La Iglesia necesita re-conocer sus coordenadas históricas. Cuando las ignora, se vuelve anacrónica, y uno llega a sentir que está fuera de lugar. Se determinan liturgias ininteligibles, se publican documentos que responden a cuestionamientos del siglo pasado, o se programan pastorales que no abarcan a nadie. Si queremos una Iglesia en diálogo con el mundo, tenemos, necesariamente, que mirar al mundo, ubicarnos cronológicamente, saber quién gobierna y bajo qué matiz gobierna, quiénes están al poder y cómo han llegado allí, dónde se centraliza la vida religiosa y por qué está centralizada allí. Sin ese conocimiento de la realidad, no proyectamos un Evangelio para la realidad, sino para nuestras ideas sobre la realidad, y la gente real, el ser humano de carne y hueso, palpable y vecino, se queda desorientado frente a comunidades que se dicen tener una respuesta al mundo (el Evangelio) y esa respuesta termina sin responder nada.

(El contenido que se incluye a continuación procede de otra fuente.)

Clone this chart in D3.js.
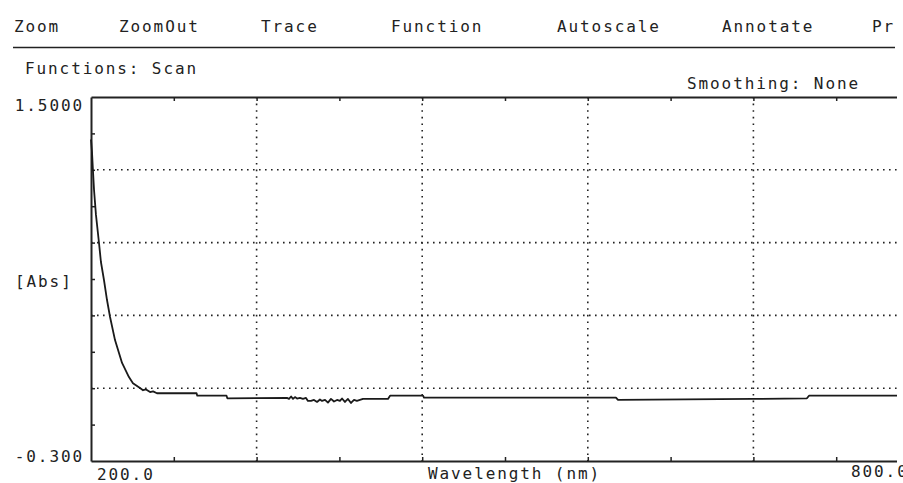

Perder tiempo en conocer la realidad es ganar el tiempo en saber hacia dónde necesitan caminar los seres humanos, de dónde hay que salir, de qué esclavitud es preciso liberarse. El tiempo de adviento es una preparación para celebrar la encarnación, y si queremos ser Iglesia profética no podemos evitar la encarnación. Hay que tomar las esperanzas de los pueblos en nuestras manos, embarrarse en el polvo de los acontecimientos. Hay que perder el tiempo en esas coordenadas históricas que nos rodean, no para limitarnos en ellas, sino para expandirnos con los pies bien asentados. Sólo es capaz de mirar el futuro aquel que se descubre en su presente con conciencia. Ser profeta es proyectarse, pero tomando la mano de los cautivos que necesitan salir.